-- DO THIS --
Extract only the first line of the listing and every line after it up to and including the one with "from bokeh.resources import INLINE". Omit the pictures.

-- DATA EXTRACT --

::::::

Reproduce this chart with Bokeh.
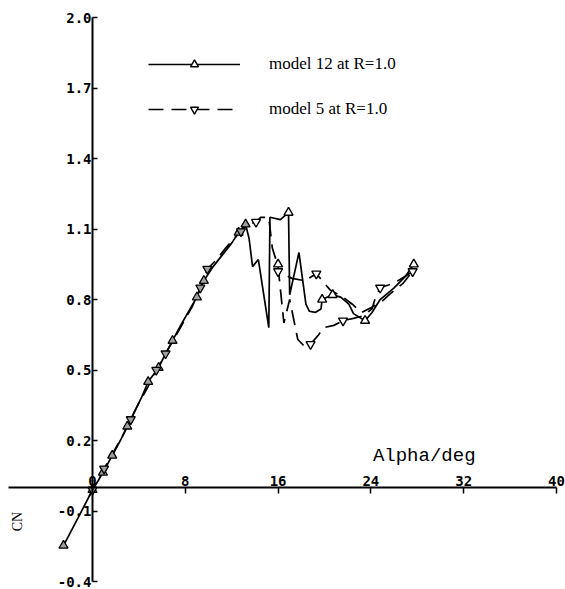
import math
from bokeh.plotting import figure
from bokeh.models import (Range1d, LinearAxis, FixedTicker, PrintfTickFormatter,
                          Legend, LegendItem, Label)
from bokeh.embed import file_html
from bokeh.resources import INLINE

# ---- data ----
alpha12 = [-2.5, -1.2, 0.0, 0.5, 0.9, 1.7, 2.4, 3.0, 3.5, 4.2, 4.8, 5.7, 6.3, 6.9, 7.6, 8.3,
           9.0, 9.6, 10.4, 11.2, 12.0, 12.6, 13.2, 13.5, 13.8, 14.3, 15.2, 15.3, 16.2, 16.9,
           17.0, 17.8, 18.4, 18.7, 19.2, 19.7, 19.8, 20.7, 21.4, 22.1, 22.5, 23.5, 24.1,
           24.8, 26.0, 27.0, 27.7]
cn12 = [-0.247, -0.125, -0.01, 0.03, 0.064, 0.136, 0.20, 0.26, 0.31, 0.38, 0.45, 0.51, 0.57,
        0.625, 0.69, 0.75, 0.81, 0.88, 0.94, 0.99, 1.04, 1.085, 1.12, 1.06, 0.94, 0.97, 0.68,
        1.15, 1.14, 1.17, 0.82, 1.0, 0.78, 0.75, 0.745, 0.76, 0.80, 0.82, 0.81, 0.78, 0.74,
        0.71, 0.745, 0.80, 0.85, 0.90, 0.95]

alpha5 = [-0.3, 0.3, 1.0, 1.8, 2.6, 3.3, 4.0, 4.8, 5.5, 6.2, 7.0, 7.8, 8.6, 9.3, 9.9, 10.7,
          11.5, 12.2, 12.8, 13.4, 14.1, 14.5, 15.2, 15.5, 16.0, 16.5, 17.0, 17.7, 18.3, 18.8,
          19.5, 19.9, 20.8, 21.6, 22.5, 23.3, 24.1, 24.4, 24.8, 26.0, 27.0, 27.6,
          26.8, 25.8, 24.9, 24.0, 23.2, 22.4, 21.6, 20.5, 19.3, 18.3, 17.2, 16.0]
cn5 = [-0.04, 0.02, 0.08, 0.15, 0.22, 0.29, 0.36, 0.43, 0.50, 0.56, 0.63, 0.70, 0.77, 0.85,
       0.93, 0.97, 1.02, 1.06, 1.09, 1.12, 1.13, 1.15, 1.15, 1.02, 0.94, 0.70, 0.80, 0.63,
       0.60, 0.61, 0.65, 0.68, 0.69, 0.71, 0.72, 0.73, 0.76, 0.81, 0.85, 0.87, 0.90, 0.92,
       0.87, 0.83, 0.79, 0.765, 0.745, 0.78, 0.81, 0.84, 0.91, 0.88, 0.89, 0.92]

# marker positions (subset of points carrying symbols)
mk12_alpha = [-2.5, 0.0, 0.9, 1.7, 3.0, 4.8, 5.7, 6.9, 9.0, 9.6, 12.6, 13.2, 16.0, 16.9,
              19.8, 20.7, 23.5, 27.7]
mk12_cn = [-0.247, -0.01, 0.064, 0.136, 0.26, 0.45, 0.51, 0.625, 0.81, 0.88, 1.085, 1.12,
           0.95, 1.17, 0.80, 0.82, 0.71, 0.95]
mk5_alpha = [0.0, 1.0, 3.3, 5.5, 6.3, 9.3, 9.9, 12.8, 14.1, 16.0, 18.8, 19.3, 21.6, 24.8,
             27.6]
mk5_cn = [-0.01, 0.08, 0.29, 0.50, 0.57, 0.85, 0.93, 1.09, 1.13, 0.92, 0.61, 0.91, 0.71,
          0.85, 0.92]

x_ticks = [0, 8, 16, 24, 32, 40]
y_ticks = [-0.4, -0.1, 0.2, 0.5, 0.8, 1.1, 1.4, 1.7, 2.0]

p = figure(width=565, height=589, x_range=Range1d(-7.5, 40.78), y_range=Range1d(-0.434, 2.03),
           output_backend="svg", toolbar_location=None, x_axis_location=None,
           y_axis_location=None, min_border_left=5, min_border_right=0, min_border_top=10,
           min_border_bottom=0)
for g in p.grid:
    g.visible = False
p.outline_line_color = None
p.background_fill_color = "white"

tick_font = "DejaVu Sans Mono"
xaxis = LinearAxis(fixed_location=0, ticker=FixedTicker(ticks=x_ticks),
                   formatter=PrintfTickFormatter(format="%d"), bounds=(-7.2, 40),
                   axis_line_width=2, major_tick_in=6, major_tick_out=0,
                   minor_tick_in=0, minor_tick_out=0, major_tick_line_width=1.5,
                   major_label_standoff=2, major_label_text_font=tick_font,
                   major_label_text_font_style="bold", major_label_text_font_size="14px",
                   major_label_text_color="black")
p.add_layout(xaxis, "above")
yaxis = LinearAxis(fixed_location=0, ticker=FixedTicker(ticks=y_ticks),
                   formatter=PrintfTickFormatter(format="%.1f"), bounds=(-0.4, 2.0),
                   axis_line_width=2, major_tick_in=5, major_tick_out=0,
                   minor_tick_in=0, minor_tick_out=0, major_tick_line_width=1.5,
                   major_label_standoff=1, major_label_text_font=tick_font,
                   major_label_text_font_style="bold", major_label_text_font_size="14px",
                   major_label_text_color="black")
p.add_layout(yaxis, "left")

l12 = p.line(alpha12, cn12, line_color="black", line_width=1.7)
l5 = p.line(alpha5, cn5, line_color="black", line_width=1.7, line_dash="15 8")

def split(ax, cy):
    g = [(a, c) for a, c in zip(ax, cy) if a < 14]
    w = [(a, c) for a, c in zip(ax, cy) if a >= 14]
    return ([a for a, _ in g], [c for _, c in g]), ([a for a, _ in w], [c for _, c in w])

(g12x, g12y), (w12x, w12y) = split(mk12_alpha, mk12_cn)
(g5x, g5y), (w5x, w5y) = split(mk5_alpha, mk5_cn)

p.scatter(g12x, g12y, marker="triangle", size=9, line_color="black", line_width=1.3,
          fill_color="#a0a0a0")
p.scatter(g5x, g5y, marker="inverted_triangle", size=9, line_color="black", line_width=1.3,
          fill_color="#a0a0a0")
s12 = p.scatter(w12x, w12y, marker="triangle", size=9, line_color="black", line_width=1.4,
                fill_color="white")
s5 = p.scatter(w5x, w5y, marker="inverted_triangle", size=9, line_color="black",
               line_width=1.4, fill_color="white")

legend = Legend(items=[LegendItem(label="model 12 at R=1.0", renderers=[l12, s12]),
                       LegendItem(label="model 5 at R=1.0", renderers=[l5, s5])],
                location=(143, 470), glyph_width=92, glyph_height=20, label_height=20,
                spacing=25, label_standoff=29, padding=0, margin=0,
                border_line_color=None, background_fill_alpha=0,
                label_text_font="Liberation Serif", label_text_font_size="17px",
                label_text_color="black")
p.add_layout(legend)

p.add_layout(Label(x=28.6, y=0.136, text="Alpha/deg", text_align="center",
                   text_baseline="middle", text_font="Liberation Mono",
                   text_font_size="19px", text_color="black"))
p.add_layout(Label(x=-6.47, y=-0.145, text="CN", angle=math.pi / 2, text_align="center",
                   text_baseline="middle", text_font="Liberation Serif",
                   text_font_size="14px", text_color="black"))

open("out.html", "w").write(file_html(p, INLINE))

::::::

-- OUTPUT --
Reproduce this chart with Bokeh.
import math
from bokeh.plotting import figure
from bokeh.models import (Range1d, LinearAxis, FixedTicker, PrintfTickFormatter,
                          Legend, LegendItem, Label)
from bokeh.embed import file_html
from bokeh.resources import INLINE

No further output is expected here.